Gençliğin sorunları özlemlere dayanıyor. Ortak alanların kullanımı, festival yasakları, kampüsleri de meydanları da özgürleştirme arzusunu ortaya çıkarıyor. Ancak isyan eden bu kalabalığın yöntemsiz olması doğrultuyu hedefe yöneltemiyor. Dolayısıyla gençlik örgütleri tam da bu noktada rol almalıdır. Gençliğin sorunları, net taleplerle hedefe yönlendirilmeli ve bu doğrultuda kolektif bir örgütlenme sağlanmalıdır. Demokrasiyi, özgürlüğü, dayanışmayı toplumun tüm kesimlerine yayacak olan bizler olduğu gibi pratiklerini de hareketin içinde göstermeliyiz. Yani bir yanda talepler örgütlenirken, diğer yanda hayatı dönüştüren ve özgürleştiren hareketi de etkin kılmalıyız.
Bunun yanında gençliğin; memleketin, üniversitenin hafızasıyla tanışmaya başladığı bir süreçteyiz. Meydanlarda yankılanan “Mahir, Hüseyin, Ulaş kurtuluşa kadar savaş” sloganları, Seğmenler Parkı’nda açılan Mahir pankartı, İTÜ kortejinde Vedat Demircioğlu’nun anılması, İstanbul Üniversitesi’nde Denizlerin mücadelesinin hatırlatılması bu hafızayı canlandırmaktadır. Neoliberalizmin; yaşamla, tarihle, memleketle kurulan bağı silikleştirip yarattığı hafızasız gençlerin devrimci mücadeleyle tanışmasını, bir öznesi olmasını, Devrimci Gençlik mücadelesinin fitillerini yakmasını olanaklı hale getirmeliyiz. Canlanan bu hafızayı örgütlemeliyiz.

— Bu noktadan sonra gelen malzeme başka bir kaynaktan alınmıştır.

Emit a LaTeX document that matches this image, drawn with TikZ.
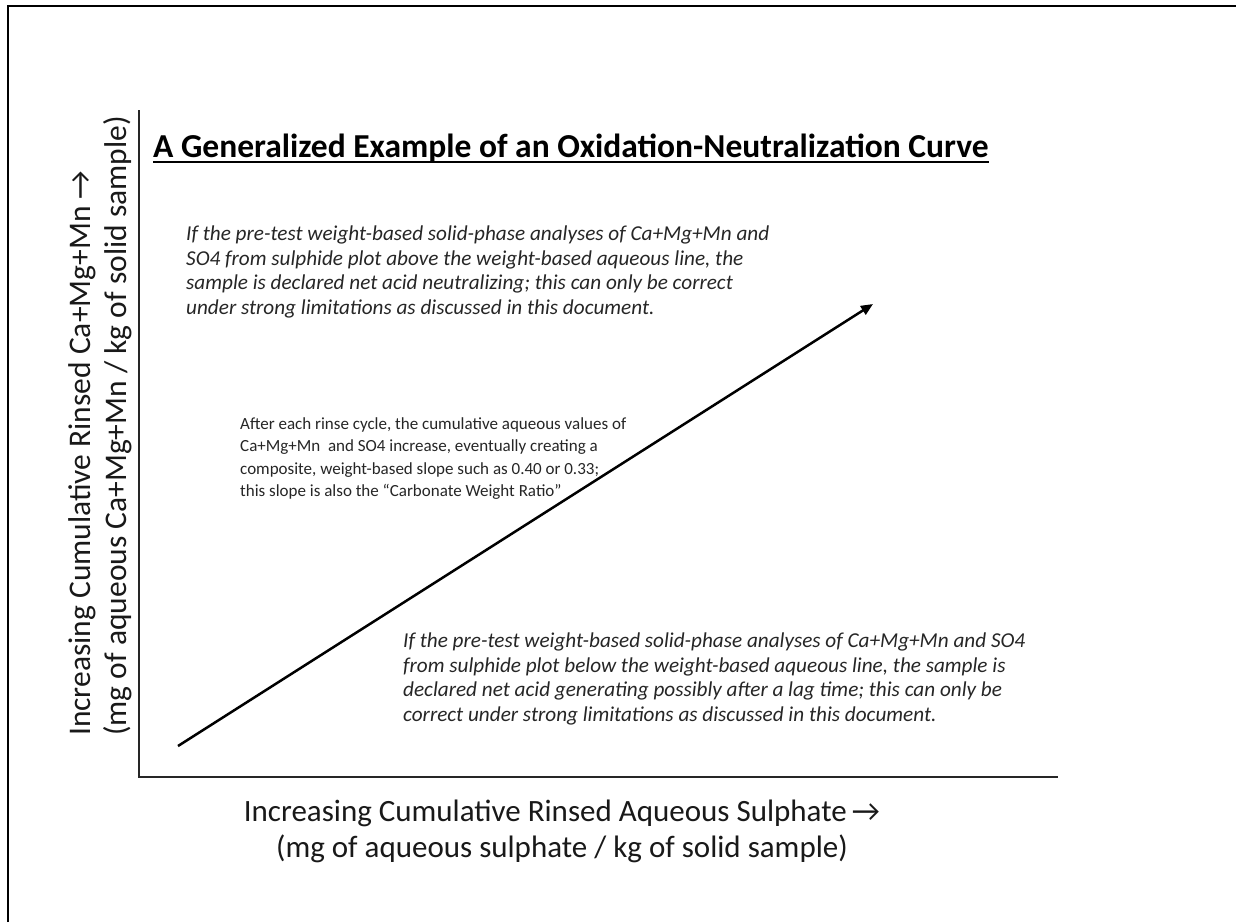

2025 1 Mayıs’ına gençlik nasıl katılacak, değerlendirmeniz nedir?
İsyanı yaratan öfkemizin birikmişliği, toplumun tüm kesimleri için aynı. İşçilere emek sömürüsü, kadınlara yaşam güvencesinin yok edilmesi, gençlere geleceksizlik olarak somutlaşan saldırılara tek bir yerde, daha yüksek bir sesle karşı çıkmak gerekmektedir. Bu yüzden 2025 1 Mayıs’ı isyanın tüm kesimlerle birleştiği bir alan olacaktır. Özellikle gençlik kesimlerinde geleceksizlik, yoksulluk, güvencesizlikten doğan öfkenin örgütlenmesi tüm kesimlerle yan yana verilen mücadelede daha anlamlı olacaktır.

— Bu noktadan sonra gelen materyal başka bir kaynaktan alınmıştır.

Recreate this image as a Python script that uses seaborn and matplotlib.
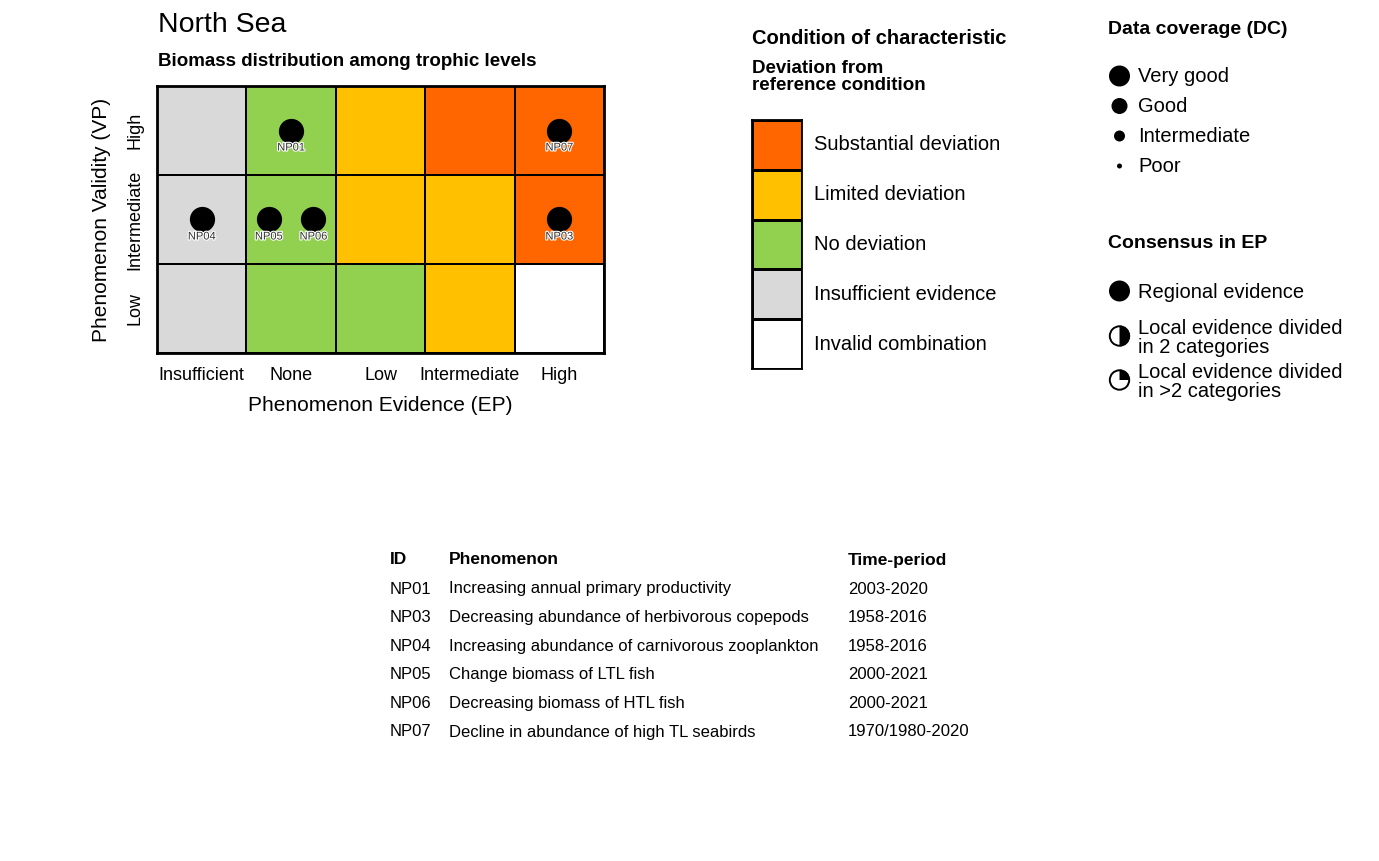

İsyanın ilk günü İstanbul Üniversitesi’nde barikatı yıkan o ruh 1 Mayıs alanlarına da yansıyacak. Çünkü bu barikatlar aynı zamanda toplumun rahatsız olduğu her şeyi koruyan bir sembol haline geldi. Gençliğin açtığı yol, aştığı barikat da bu sembole verilecek topyekûn cevabı 1 Mayıs’a taşıyacak. Gençlik hem örgütlere dahil olmak hem de kolektif hareket edebilmek anlamında sol/sosyalist mücadeleyle ilişkisini 1 Mayıs’ta artıracak. 1 Mayıs, isyanın ruhunu topluma bulaştıran direniş günü olacak, bu ruh Saray rejimini sallayacak!